Un modèle aberrant

José Bové  • 19 février 2009 abonné·es

La politique agricole commune (PAC) mise en place en 1958 par le traité de Rome avait trois objectifs : l’autosuffisance alimentaire européenne ; la recherche d’une alimentation au coût le moins élevé possible pour les consommateurs, notamment par une organisation des marchés qui éviterait les trop grandes fluctuations des prix (le panier de la ménagère devait être préservé en permettant une alimentation satisfaisante du point de vue de la quantité et de la qualité) ; et l’harmonisation durable des revenus des paysans par rapport aux autres catégories sociales. Ce dernier point n’a jamais été atteint.

La situation empire car les politiques sont prêts à sacrifier des agriculteurs et leurs revenus pour obtenir une baisse du prix des produits dans les grandes surfaces. Une politique aberrante puisque presque tout le monde sait que cela ne réussit jamais, sauf pour faire disparaître des exploitations ou pour agrandir leur taille, et pour réduire les revenus des paysans en augmentant ceux de l’agrobusiness. Ce qui n’évite d’ailleurs plus les faillites, voire les suicides, dans ce secteur. Pour tenter de peser sur le pouvoir d’achat, le système met des paysans au chômage, ce qui se voit moins qu’un plan social ou la fermeture d’une usine.

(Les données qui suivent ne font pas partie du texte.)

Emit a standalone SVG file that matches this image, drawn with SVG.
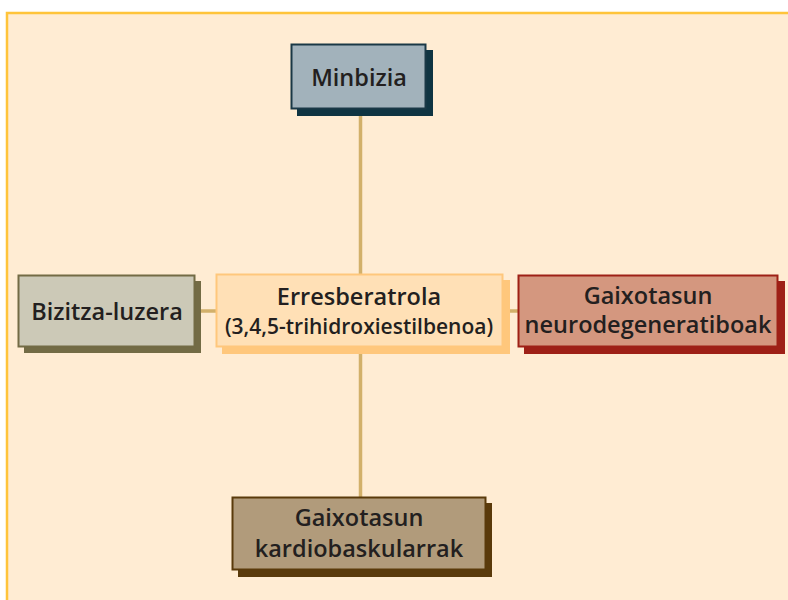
<svg xmlns="http://www.w3.org/2000/svg" width="788" height="600" viewBox="0 0 788 600">
<style>
text{font-family:"Open Sans","Noto Sans","Liberation Sans",sans-serif;font-weight:600;fill:#231f20;text-anchor:middle}
.t{font-size:23.5px}
.s{font-size:21px}
.conn line{stroke:#d2b06a;stroke-width:3.5}
</style>
<rect x="0" y="0" width="788" height="600" fill="#ffffff"/>
<rect x="7" y="13" width="790" height="600" fill="#ffecd3" stroke="#ffc43a" stroke-width="2.5"/>
<g class="conn" id="connectors">
<line x1="360.5" y1="116" x2="360.5" y2="497"/>
<line x1="195" y1="311" x2="518" y2="311"/>
</g>
<g id="minbizia">
<rect x="297" y="50" width="136" height="66" fill="#0f3442"/>
<rect x="291.5" y="44.5" width="134" height="64" fill="#a2b2bb" stroke="#1a3846" stroke-width="2"/>
<text class="t" x="359" y="86">Minbizia</text>
</g>
<g id="bizitza">
<rect x="24" y="281" width="177" height="72" fill="#736b45"/>
<rect x="18.5" y="275.5" width="176" height="71" fill="#ccc9b7" stroke="#736b45" stroke-width="2"/>
<text class="t" x="107" y="320">Bizitza-luzera</text>
</g>
<g id="erresberatrola">
<rect x="222" y="280" width="288" height="74" fill="#ffc77c"/>
<rect x="216.5" y="274.5" width="286" height="72" fill="#ffe0b6" stroke="#ffc77c" stroke-width="2"/>
<text class="t" x="359" y="305">Erresberatrola</text>
<text class="s" x="359" y="334">(3,4,5-trihidroxiestilbenoa)</text>
</g>
<g id="neuro">
<rect x="524" y="281" width="261" height="73" fill="#9e2016"/>
<rect x="518.5" y="275.5" width="259" height="71" fill="#d4977f" stroke="#9e2016" stroke-width="2"/>
<text class="t" x="648" y="304">Gaixotasun</text>
<text class="t" x="648" y="333">neurodegeneratiboak</text>
</g>
<g id="kardio">
<rect x="238" y="503" width="254" height="74" fill="#5a3a0b"/>
<rect x="232.5" y="497.5" width="253" height="72" fill="#b19b7b" stroke="#5a3a0b" stroke-width="2"/>
<text class="t" x="359" y="526">Gaixotasun</text>
<text class="t" x="359" y="557">kardiobaskularrak</text>
</g>
</svg>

Les départs, les dépressions nerveuses, les dérives personnelles des paysans ne font jamais la une des journaux alors qu’il y a 20 000 nouveaux chômeurs paysans tous les ans . Il faut savoir que 30 % des agriculteurs vivent au-dessous du seuil de pauvreté, et qu’il y en a de plus en plus qui continuent vaille que vaille à cultiver en étant au RMI. Ce système porte préjudice aux paysans, au milieu naturel et aux consommateurs.

L’agriculture vit sous un modèle libéral dirigé par l’agro-industrie, qui écrase les plus faibles en les décourageant pour qu’ils renoncent à leurs terres et à l’espoir. La politique agricole qui s’affiche au Salon est conçue et s’exécute en faveur de quelques multinationales qui ne se préoccupent ni de la qualité de l’alimentation, ni de la santé des consommateurs, ni du pouvoir d’achat ou du destin des paysans. Il est facile de le constater, l’exemple est récent, sur la question du lait : des prix revus sans cesse à la baisse sans le moindre égard pour les éleveurs, qui n’ont plus leur mot à dire face à des coopératives qui deviennent des entreprises à la recherche de profits. Une guerre économique contre les paysans et contre leurs revenus puisque, à chaque réforme ou inflexion de la PAC, nous constatons une hémorragie supplémentaire du nombre des exploitations : nous ne sommes plus que 400 000, et des milliers de paysans quittent leurs terres chaque année.
Ne s’en sortent, sans que leurs revenus deviennent extraordinaires, que les paysans qui réussissent à établir un contact direct avec les consommateurs, par exemple avec les Amap.
Le modèle est aberrant et considère que plus un pays est moderne moins il doit garder de paysans : 3 % de la population active en France, moins de 1 % en Grande-Bretagne. Voilà la modernité suggérée : un seuil minimal de paysans. Nous imitons le modèle des États-Unis ou de la Grande-Bretagne. En pesant sur le revenu des paysans pour qu’ils se désespèrent, pour qu’ils partent « volontairement ».